The European Union executive sent a formal letter to Hungary on Wednesday, officials said, the first step of a fresh offensive to safeguard democratic checks and balances that could freeze funds for Prime Minister Viktor Orbán over corruption. Despite years of criticism by rights campaigners that he was channeling EU funds to his associates, Orbán won a fourth consecutive election victory earlier this month. The European Commission responded by launching its new sanction tool.
The Freedom Movement (GS) of Robert Golub, which campaigned on a platform of green energy, media freedom and rule of law, ousted the populist Slovenian Democratic party of erstwhile PM Janez Janša in a parliamentary election last weekend. GS took around 34.5 per cent of the vote compared to 23.5 per cent for Janša’s Democrats, although the party – with 41 seats in the 90-seat parliament – are unlikely to be able to form a government without looking to Slovenia’s smaller parties for support.

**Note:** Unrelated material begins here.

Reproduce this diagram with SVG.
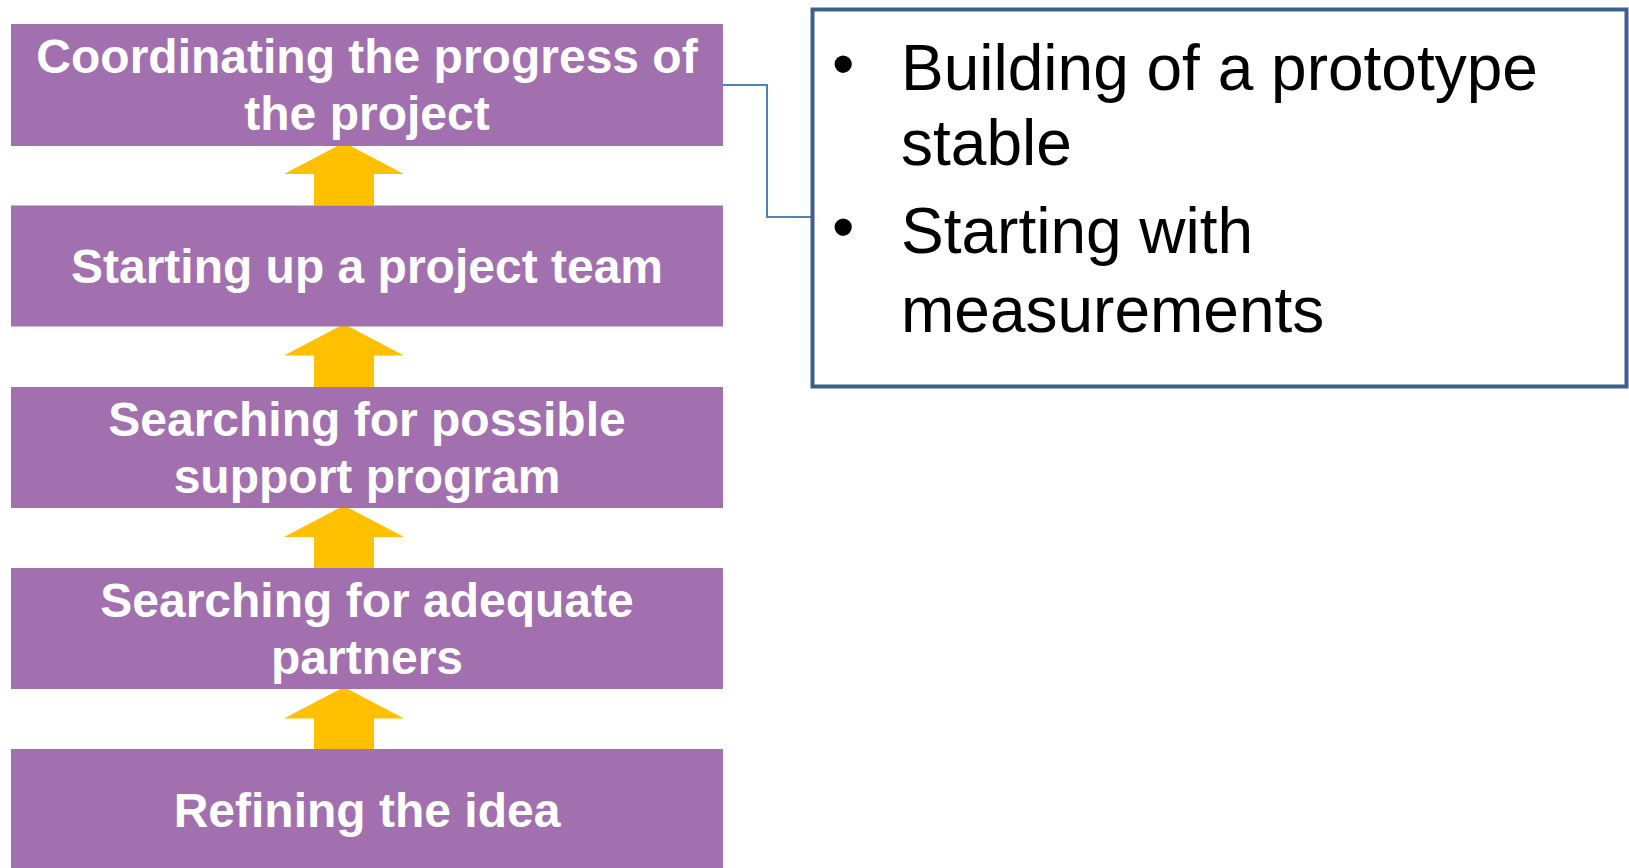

Montenegrin lawmakers on Thursday approved a new, pro-Western government that promised to speed up European Union integration and make an effort to bridge a deep political divide in the small Balkan nation. The government of Prime Minister Dritan Abazović won support from 45 lawmakers in the 81-member parliament while three votes were against. Pro-Serbian groups did not attend the session. The vote came weeks after the previous, pro-Serbian government was ousted in a no-confidence motion in February.
The European Union wants to start formal membership talks with North Macedonia by early this summer and renew efforts to address objections from Bulgaria that have held up the process, a top EU official said on Wednesday. Olivér Várhelyi, the EU ’s enlargement commissioner, said during a visit to North Macedonia that the bloc is eager to break the two-year deadlock. EU leaders gave North Macedonia and Albania the green light in 2020 to begin accession talks, although no date was set for the start of negotiations. The dispute with Bulgaria has also delayed Albania’s bid.
Rohlik Group posted a 53 per cent year-on-year rise in net revenue to 490 million euros in its past fiscal year, the company said on Wednesday, as the Czech-based online grocery delivery firm builds on a European expansion push. The group, founded in 2014 by entrepreneur Tomas Cupr, will end its fiscal year to April with more than 1 million customers, it said, after launching operations in Germany last year, adding to existing markets in Czechia, Austria and Hungary. It plans to start in Italy, Romania and Spain in 2022, as well as to further expand in Germany.
A pipeline that Kazakhstan uses to export most of its oil began operating at full capacity over the weekend, one month after key offloading infrastructure was allegedly damaged in a storm. The Caspian Pipeline Consortium, or CPC, said in a statement on April 25 that it had restored a buoy mooring device used for loading oil at Russia’s Novorossiysk terminal to working order after divers were able to take advantage of a “short-term improvement in the weather.”
Officials in Kyrgyzstan have voiced alarm over reports that neighbouring Tajikistan may have bought Bayraktar TB2 unmanned aerial vehicles from Turkey, an acquisition that would mark a major development in the arms race unfolding between the two nations. Deputy Kyrgyz Foreign Minister Jeenbek Kulubayev told lawmakers on April 27 that the government in Bishkek had pleaded with Ankara to be cautious when selling the lethal drones to Dushanbe in light of border tensions.